Sample Space
The set of all possible outcomes of a random process is called the sample space. We use set notation--{}--to describe the sample space. When we say that tossing one coin has a sample space of {H, T}, we are saying that the outcome could be either H (heads) or T (tails). Some examples of sample spaces are:
Random Process | Sample Space |
---|---|
Toss one coin | {H,T} |
Toss two coins | {HH,HT,TH,TT} |
The total number of heads when you toss two coins | {0,1,2} |
Pull a sock from a drawer containing 5 red socks, 10 green socks, and 7 blue socks | {R,G,B} |
The concept of a sample space seems to work well for processes where the outcomes are discrete, which means that the outcomes can be clearly defined and distinguished from one another. What about a situation where the outcomes are continuous?

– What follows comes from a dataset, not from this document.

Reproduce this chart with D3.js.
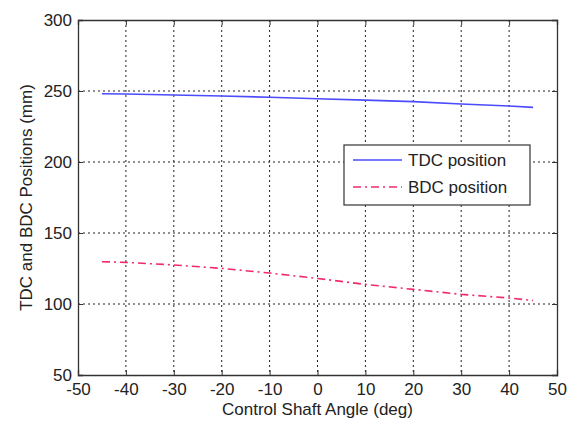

For example, suppose that we throw a dart at a target, and we measure the distance that the dart lands from the center of the target. Even if we assume that the dart never lands more than 50 centimeters from the target, there are still an infinite number of possible distances. The dart could land at a distance of 2 centimeters, or 2.2 centimeters, or 2.22 centimeters, etc. This poses a problem for defining the sample space.
For the purpose of this course, we will deal with continuous outcomes by dividing the space into discrete units. Rather than defining an event as "the dart lands exactly 2.222 centimeters away from the center of the target," we might define an event as "the dart lands at a point greater than or equal to 2.20 centimeters and less than 2.30 centimeters away from the target." That is, the event is defined as an interval of outcomes.
By using an interval to specify an event, we can map a continuous process into a discrete process. Using intervals, we can describe the probability space as a finite list of possible outcomes.
To test your understanding of sample space, do problem 6.10 on p.322 of your textbook. Be sure to note which of your answers requires intervals.